Bupati Sidrap Apresiasi Usulan Taman Nasional Latimojong, Tapi…

Sidrap, Katasulsel.com – Bupati Sidenreng Rappang, H. Syaharuddin Alrif, menerima kunjungan tim pengusul kawasan Pegunungan Latimojong sebagai Taman Nasional, Kamis (22/5/2025), di ruang kerjanya, lantai 3 Kantor Bupati Sidrap.

Tim terdiri dari perwakilan Balai Besar Konservasi Sumber Daya Alam (BKSDA) Sulsel, Muhammad Idham Aliem; Dinas Lingkungan Hidup dan Kehutanan (DLHK) Provinsi Sulawesi Selatan, A. Nasaruddin K; Balai Pemantapan Kawasan Hutan (BPKH) Wilayah VII Makassar, Kusnadi; serta lembaga pemerhati lingkungan Fauna dan Flora, yang diwakili Subhan Usman.

Turut hadir dalam pertemuan tersebut, Kepala Dinas Lingkungan Hidup Sidrap, Muhammad Yusuf, serta sejumlah lembaga pemerhati lingkungan.

Perwakilan BKSDA Sulsel, Muhammad Idham Aliem, menjelaskan bahwa usulan kawasan Taman Nasional mencakup empat kabupaten, yakni Luwu, Sidrap, Toraja, dan Enrekang, dengan total luas indikatif 84.681 hektare. 

Wilayah Sidrap sendiri mencakup 29.136,44 hektare di tujuh desa yang tersebar di dua kecamatan, yaitu Pitu Riawa dan Pitu Riase.

Gunung Latimojong yang berada dalam kawasan tersebut memiliki ketinggian 3.478 mdpl dan dikenal sebagai salah satu dari Seven Summits Indonesia. Pegunungan ini bukan gunung berapi, namun kaya akan keanekaragaman hayati, termasuk satwa endemik seperti anoa, tarsius, dan elang Sulawesi.

Bupati Syaharuddin menyampaikan apresiasi atas inisiatif konservasi, namun menggarisbawahi pentingnya memperhatikan dampak sosial bagi masyarakat yang telah lama bermukim dan mengelola lahan di wilayah tersebut.

“Ini adalah niat yang baik, namun saya perlu menyampaikan beberapa catatan penting terkait masyarakat kami yang tinggal di kawasan hutan di dua kecamatan, yakni Pitu Riawa dan Pitu Riase,” ujarnya.

banner 300x600

Wilayah hulu ini, papar Syaharuddin, mencakup daerah seperti tujuh desa di Sidenreng Rappang, yaitu Tana Toro, Betao Riase, Betao, Compong, Batu, Leppangeng, dan Belawae, dengan luas rencana 29.136,44 hektare.

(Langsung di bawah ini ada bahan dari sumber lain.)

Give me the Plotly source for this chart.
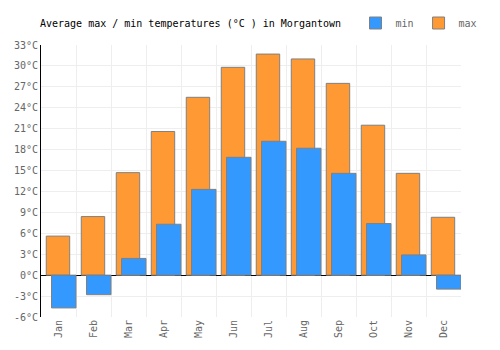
import plotly.graph_objects as go

months = ["Jan", "Feb", "Mar", "Apr", "May", "Jun", "Jul", "Aug", "Sep", "Oct", "Nov", "Dec"]
max_temps = [5.6, 8.4, 14.7, 20.6, 25.5, 29.8, 31.7, 31.0, 27.5, 21.5, 14.6, 8.3]
min_temps = [-4.7, -2.8, 2.4, 7.3, 12.3, 16.9, 19.2, 18.2, 14.6, 7.4, 2.9, -2.0]
y_ticks = list(range(-6, 34, 3))
y_labels = [f"{v}°C" for v in y_ticks]

FONT = "DejaVu Sans Mono"

fig = go.Figure()
fig.add_trace(go.Bar(
    x=months, y=max_temps, name="max",
    marker=dict(color="#ff9933", line=dict(color="#808080", width=1)),
    offset=-0.35, width=0.67, legendrank=2,
))
fig.add_trace(go.Bar(
    x=months, y=min_temps, name="min",
    marker=dict(color="#3399ff", line=dict(color="#808080", width=1)),
    offset=-0.2, width=0.7, legendrank=1,
))

fig.update_layout(
    width=500, height=350,
    margin=dict(l=41, r=39, t=45, b=33, autoexpand=False),
    barmode="overlay",
    paper_bgcolor="white", plot_bgcolor="white",
    font=dict(family=FONT, size=10, color="#666666"),
    title=dict(
        text="Average max / min temperatures (°C ) in Morgantown",
        font=dict(family=FONT, size=10, color="#000000"),
        xref="container", x=0.08, xanchor="left",
        yref="container", y=1 - 23 / 350, yanchor="middle",
    ),
    legend=dict(
        orientation="h",
        xref="container", yref="container",
        x=0.711, xanchor="left", y=1 - 23 / 350, yanchor="middle",
        font=dict(family=FONT, size=10, color="#666666"),
        itemwidth=30, bgcolor="rgba(0,0,0,0)",
    ),
    showlegend=True,
    xaxis=dict(
        type="category", tickson="boundaries",
        showgrid=True, gridcolor="#eeeeee", gridwidth=1,
        ticks="", tickangle=-90,
        range=[-0.5, 11.5],
        showline=False, zeroline=False,
        tickfont=dict(family=FONT, size=10, color="#666666"),
    ),
    yaxis=dict(
        range=[-6, 33], tickvals=y_ticks, ticktext=y_labels,
        showgrid=True, gridcolor="#eeeeee", gridwidth=1,
        zeroline=True, zerolinecolor="#000000", zerolinewidth=1,
        showline=True, linecolor="#000000", linewidth=1,
        ticks="", layer="above traces",
        tickfont=dict(family=FONT, size=10, color="#666666"),
    ),
)

fig.write_html("out.html")
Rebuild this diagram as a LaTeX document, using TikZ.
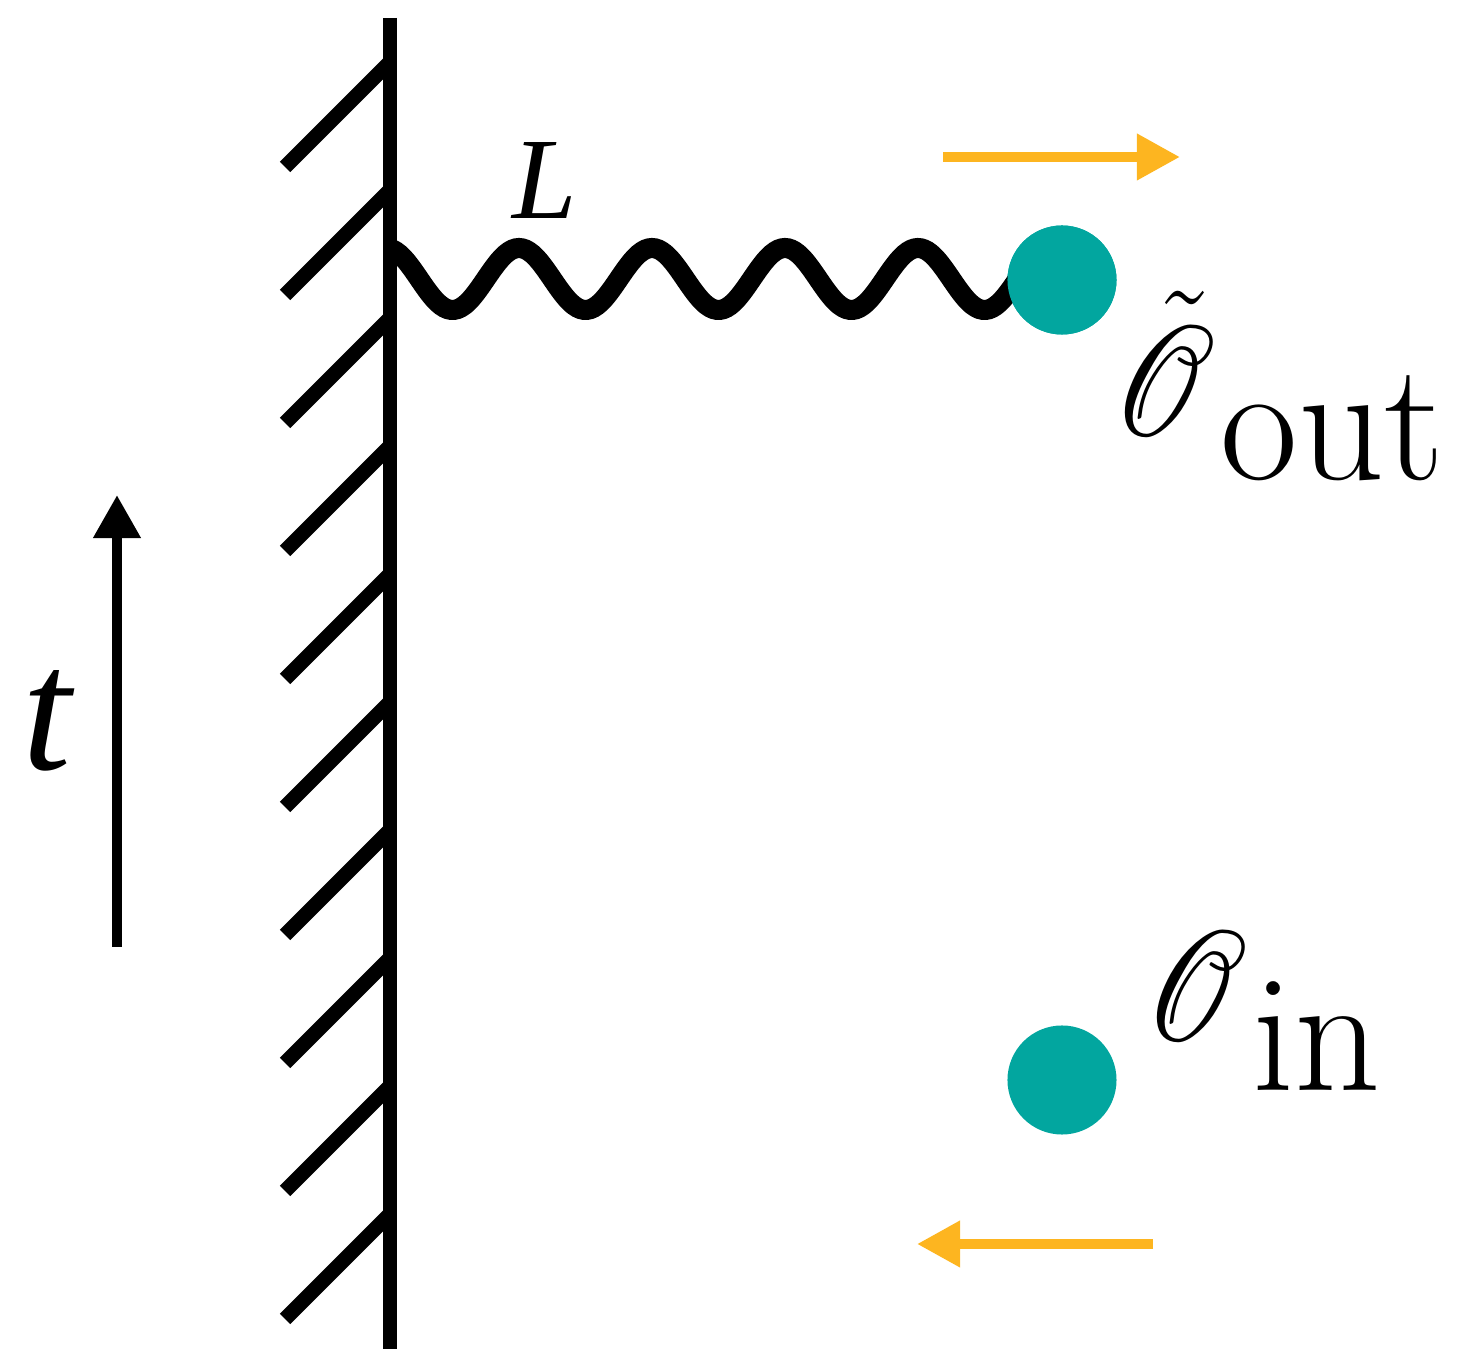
\documentclass[tikz,border=0pt]{standalone}
\usepackage{amsmath}
\usepackage{graphicx}
\usepackage{mathrsfs}
\usepackage{fontspec}
\newfontfamily\timesfont{Liberation Serif}
\usetikzlibrary{arrows.meta}
\definecolor{tealdot}{HTML}{02A69F}
\definecolor{amber}{HTML}{FDB520}
\tikzset{
  wallline/.style={line width=4.2pt},
  hatchline/.style={line width=4.2pt},
  wavy/.style={line width=5.7pt},
  dot/.style={circle, fill=tealdot, draw=none, minimum size=1.09cm, inner sep=0pt},
  timearrow/.style={line width=2.9pt, -{Triangle[length=0.43cm,width=0.45cm]}},
  motion/.style={draw=amber, line width=2.85pt, -{Triangle[length=0.43cm,width=0.44cm]}},
  lab/.style={inner sep=0pt, anchor=base west}
}
\newcommand{\bigscr}[1]{\scalebox{1.42}[1.8]{\fontsize{24.88}{25}\selectfont$#1$}}
\begin{document}
\begin{tikzpicture}[x=0.01cm,y=-0.01cm]
\useasboundingbox (0,0) rectangle (1459,1349);
% wall
\coordinate (walltop) at (390,18);
\coordinate (wallbot) at (390,1349);
\draw[wallline] (walltop) -- (wallbot);
\foreach \k in {0,...,9}{
  \draw[hatchline] (390,62+128*\k) -- ++(-105,105);
}
% particles
\node[dot] (pout) at (1062,280) {};
\node[dot] (pin) at (1062,1080) {};
% wavy line from wall to outgoing particle
\coordinate (wavestart) at (392,249);
\draw[wavy] (wavestart) -- plot[variable=\s, domain=0.05:4.9, samples=200, smooth] ({386+133*\s}, {279-31*cos(360*\s)}) -- (pout.center);
\node[dot] at (pout.center) {};
% time arrow
\coordinate (tbot) at (117,947);
\coordinate (ttop) at (117,495);
\draw[timearrow] (tbot) -- (ttop);
\node[lab, font=\fontsize{50}{50}\selectfont\timesfont\itshape] (tlab) at (22,770) {t};
% L
\node[lab, font=\fontsize{33}{33}\selectfont\timesfont\itshape] (Llab) at (512,219) {L};
% motion arrows
\coordinate (oa1) at (943,157);
\coordinate (oa2) at (1180,157);
\draw[motion] (oa1) -- (oa2);
\coordinate (ia1) at (1153,1244);
\coordinate (ia2) at (917,1244);
\draw[motion] (ia1) -- (ia2);
% labels
\node[lab] (Ooutlab) at (1113,437) {\makebox[30.4pt][l]{\bigscr{\tilde{\mathscr{O}}}}\raisebox{-12.2pt}{\fontsize{48}{48}\selectfont out}};
\node[lab] (Oinlab) at (1145,1042) {\makebox[30.4pt][l]{\bigscr{\mathscr{O}}}\raisebox{-13.7pt}{\fontsize{48}{48}\selectfont in}};
\end{tikzpicture}
\end{document}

“Sebelum rencana konservasi ini dilanjutkan, mohon untuk dikaji secara mendalam agar jangan sampai tujuan baik ini malah menimbulkan dampak sosial yang merugikan masyarakat,” pesannya.

Bupati mengatakan, usulan konservasi tersebut memang baik secara konsep. Namun, ia mengungkap bahwa dirinya sangat sering turun langsung ke desa-desa di wilayah pegunungan dan memahami betul kondisi masyarakat di sana. 

Ia bahkan menyebut sering masuk hingga ke dalam hutan. Salah satu contohnya adalah Desa Tanah Toro yang berbatasan langsung dengan wilayah Enrekang.

“Kehidupan masyarakat di sana sudah sangat terbatas, karena status lahan mereka saat ini sebagian besar adalah hutan produksi dan hutan lindung. Jadi, mereka sulit berkembang secara sosial maupun ekonomi,” tutur Syaharuddin.

Bupati menambahkan, jika wilayah tersebut nantinya ditetapkan sebagai kawasan konservasi, dikhawatirkan akan semakin mempersempit ruang hidup masyarakat dan berdampak besar terhadap kehidupan mereka. Ia mengaku telah turun langsung ke lapangan dan meminta agar masyarakat tetap diberi ruang untuk mengelola lahan.

“Kita semua sepakat pentingnya menjaga kelestarian hutan. Tapi sama pentingnya juga memperhatikan kehidupan sosial masyarakat,” ujarnya.

Ia juga berharap agar setiap kegiatan sosialisasi terkait rencana konservasi didahului dengan diskusi bersama para kepala desa. Ia menekankan pentingnya tidak hanya mengandalkan peta atau data teknis, tetapi juga turun langsung ke lapangan untuk melihat kondisi nyata kehidupan masyarakat.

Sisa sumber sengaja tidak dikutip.